Ini sudah dibuktikan oleh Yovita Meta Bastian yang memiliki Biboki Art Shop di kota Kefamenanu. Pesanan datang dari kolektor luar negeri untuk sarung-sarung Biboki dari benang kapas pintal yang diwarnai dengan warna alami baik untuk futus maupun buna-nya. Masalahnya, untuk menghasilkan selembar sarung dengan benang pintal dan warna alam dibutuhkan waktu lebih lama, bisa sampai satu tahun. Para penenun kerap ingin sarung buatan mereka cepat selesai dan segera bisa dijual.

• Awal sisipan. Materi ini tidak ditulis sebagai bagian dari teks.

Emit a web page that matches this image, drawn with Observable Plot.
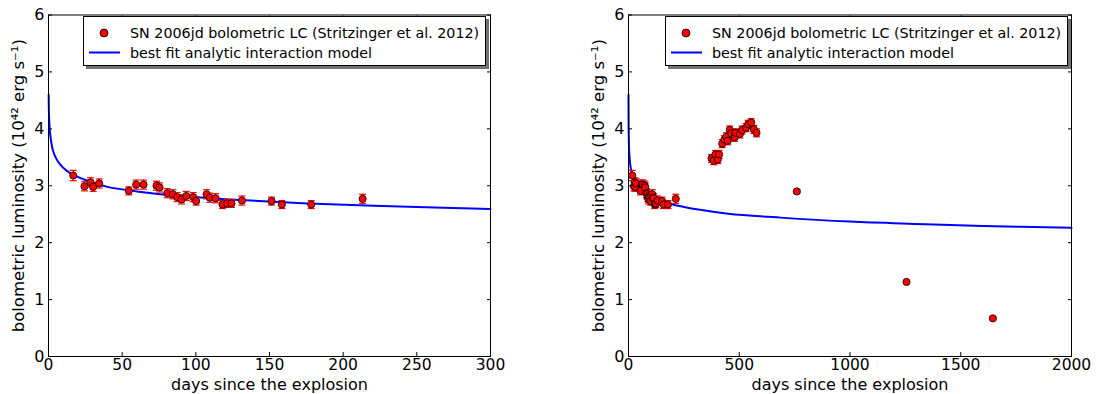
<!DOCTYPE html>
<html><head><meta charset="utf-8">
<script src="https://cdn.jsdelivr.net/npm/d3@7"></script>
<script src="https://cdn.jsdelivr.net/npm/@observablehq/plot@0.6"></script>
<style>
body{margin:0;background:#fff;}
#wrap{position:relative;width:1097px;height:394px;font-family:"DejaVu Sans",sans-serif;overflow:hidden;}
.panel{position:absolute;top:0;}
.leg{position:absolute;top:16px;width:403px;height:50px;border:1px solid #000;background:#fff;box-shadow:3px 3px 0 rgba(0,0,0,0.55);box-sizing:border-box;}
</style></head>
<body><div id="wrap"></div>
<script>
// observed bolometric light curve (days since explosion, luminosity in 1e42 erg/s, error)
const days = [16.8, 24.4, 28.5, 30.3, 34.4, 54.5, 59.5, 64.5, 73.3, 75.4, 80.6, 84.4, 87.3, 90.3, 93.5, 98.2, 100.2, 107.3, 109.5, 113.4, 118.1, 121.3, 124.2, 131.3, 151.4, 158.4, 178.3, 213.2,
  375, 385, 393, 403, 409, 423, 433, 442, 448, 457, 464, 479, 483, 503, 513, 531, 540, 554, 566, 578,
  760, 1255, 1645];
const lum = [3.18, 2.99, 3.06, 2.98, 3.04, 2.91, 3.02, 3.02, 3.00, 2.97, 2.87, 2.85, 2.80, 2.76, 2.82, 2.80, 2.73, 2.85, 2.79, 2.78, 2.67, 2.69, 2.69, 2.74, 2.73, 2.67, 2.67, 2.77,
  3.48, 3.44, 3.55, 3.46, 3.55, 3.74, 3.81, 3.86, 3.79, 3.98, 3.92, 3.85, 3.93, 3.91, 3.98, 4.02, 4.08, 4.11, 3.99, 3.93,
  2.90, 1.31, 0.67];
const err = [0.09, 0.08, 0.08, 0.08, 0.08, 0.07, 0.08, 0.08, 0.08, 0.08, 0.08, 0.08, 0.08, 0.08, 0.08, 0.08, 0.07, 0.08, 0.08, 0.08, 0.07, 0.07, 0.07, 0.08, 0.07, 0.07, 0.07, 0.08,
  0.07, 0.07, 0.07, 0.07, 0.07, 0.07, 0.07, 0.07, 0.07, 0.07, 0.07, 0.07, 0.07, 0.07, 0.07, 0.07, 0.07, 0.07, 0.07, 0.07,
  0.03, 0.02, 0.02];

// best-fit analytic interaction model
const modelDays = [0.12, 0.3, 0.7, 1.5, 3, 5, 8, 12, 17, 25, 40, 60, 85, 130, 176, 221, 300, 450, 686, 1000, 1288, 1600, 2000];
const modelLum  = [4.60, 4.30, 4.04, 3.83, 3.62, 3.49, 3.37, 3.27, 3.19, 3.10, 2.98, 2.90, 2.83, 2.75, 2.69, 2.65, 2.59, 2.51, 2.44, 2.37, 2.33, 2.295, 2.26];

const xTicksLeft = [0, 50, 100, 150, 200, 250, 300];
const xTicksRight = [0, 500, 1000, 1500, 2000];
const yTicks = [0, 1, 2, 3, 4, 5, 6];
const xLabel = "days since the explosion";
const yLabel = "bolometric luminosity (10⁴² erg s⁻¹)";
const legendLabels = ["SN 2006jd bolometric LC (Stritzinger et al. 2012)", "best fit analytic interaction model"];

const capSymbol = {draw(ctx, size) { const w = Math.sqrt(size / Math.PI); ctx.moveTo(-w, 0); ctx.lineTo(w, 0); }};
const plain = d => String(d);

function panel(xmax, xTicks, width, mL, mR) {
  const pts = days.map((d, i) => ({d, L: lum[i], lo: lum[i] - err[i], hi: lum[i] + err[i]})).filter(p => p.d <= xmax);
  const model = modelDays.map((d, i) => ({d, L: modelLum[i]})).filter(p => p.d <= xmax);
  return Plot.plot({
    width, height: 394,
    marginLeft: mL, marginRight: mR, marginTop: 14.5, marginBottom: 38,
    x: {domain: [0, xmax]},
    y: {domain: [0, 6]},
    style: {fontFamily: "DejaVu Sans", fontSize: "16px", background: "transparent", color: "black", overflow: "visible"},
    marks: [
      Plot.axisX({ticks: xTicks, tickSize: -4, tickPadding: 6, tickFormat: plain, label: null, fontSize: 15.5}),
      Plot.axisX({anchor: "top", ticks: xTicks, tickSize: -4, tickFormat: () => "", label: null}),
      Plot.axisY({ticks: yTicks, tickSize: -4, tickPadding: 8, tickFormat: plain, label: null, fontSize: 16}),
      Plot.axisY({anchor: "right", ticks: yTicks, tickSize: -4, tickFormat: () => "", label: null}),
      Plot.line(model, {x: "d", y: "L", stroke: "#0000ff", strokeWidth: 2, curve: "catmull-rom"}),
      Plot.ruleX(pts, {x: "d", y1: "lo", y2: "hi", stroke: "#ff0000", strokeWidth: 1.2}),
      Plot.dot(pts, {x: "d", y: "lo", symbol: capSymbol, r: 3.5, stroke: "#ff0000", strokeWidth: 1.2}),
      Plot.dot(pts, {x: "d", y: "hi", symbol: capSymbol, r: 3.5, stroke: "#ff0000", strokeWidth: 1.2}),
      Plot.dot(pts, {x: "d", y: "L", r: 3.6, fill: "#ff0000", stroke: "black", strokeWidth: 0.8}),
      Plot.frame({stroke: "black", strokeWidth: 1}),
      Plot.text([xLabel], {frameAnchor: "bottom", text: d => d, textAnchor: "middle", lineAnchor: "middle", dy: 28, fontSize: 16}),
      Plot.text([yLabel], {frameAnchor: "left", text: d => d, rotate: -90, textAnchor: "middle", lineAnchor: "middle", dx: -30, fontSize: 16.5})
    ]
  });
}

function legend(left) {
  const div = document.createElement("div");
  div.className = "leg";
  div.style.left = left + "px";
  const svg = d3.create("svg").attr("width", 401).attr("height", 48).style("display", "block")
    .style("font-family", "DejaVu Sans").style("font-size", "14.3px");
  svg.append("circle").attr("cx", 20).attr("cy", 16).attr("r", 4).attr("fill", "#ff0000").attr("stroke", "black").attr("stroke-width", 0.8);
  svg.append("line").attr("x1", 5).attr("x2", 36).attr("y1", 35.5).attr("y2", 35.5).attr("stroke", "#0000ff").attr("stroke-width", 2);
  svg.append("text").attr("x", 46).attr("y", 16).attr("dy", "0.35em").text(legendLabels[0]);
  svg.append("text").attr("x", 46).attr("y", 35.5).attr("dy", "0.35em").text(legendLabels[1]);
  div.appendChild(svg.node());
  return div;
}

const wrap = document.getElementById("wrap");
const left = panel(300, xTicksLeft, 548, 48, 58);
left.classList.add("panel"); left.style.left = "0px";
const right = panel(2000, xTicksRight, 549, 80, 26);
right.classList.add("panel"); right.style.left = "548px";
wrap.appendChild(left);
wrap.appendChild(right);
wrap.appendChild(legend(83));
wrap.appendChild(legend(665));
</script>
</body></html>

Soal pemasaran wastra tenun Timor Barat juga tak kalah rumitnya. Penenun-penenun di desa-desa Timor Barat umumnya kurang memiliki akses untuk pemasaran karya mereka. Hal ini dikeluhkan oleh mama Aleta Baun, pejuang lingkungan dan tokoh yang membina para penenun di wilayah Mollo ketika saya temui di Jakarta tanggal 28 Agustus lalu.
Jarang ada penenun yang bisa langsung menjual kepada pemakai atau kolektor secara langsung. Akibatnya nasib mereka amat bergantung kepada perantara atau pedagang bermodal yang sering amat menekan harga jual mereka. Jarak yang jauh dan jalanan yang rusak dari desa-desa di Kabupaten TTU, TTS, Belu dan Malaka ke kota Kupang membuat transportasi menjadi mahal.
Betapa pun, Timor Barat bukan hanya Nusa Cendana yang gersang dan banyak kasus stunting (tumbuh kerdil) serta trafficking TKW, namun banyak menyimpan potensi ekonomi, wisata dan budaya. Di antaranya adalah keragaman dan estetika wastra tenunnya.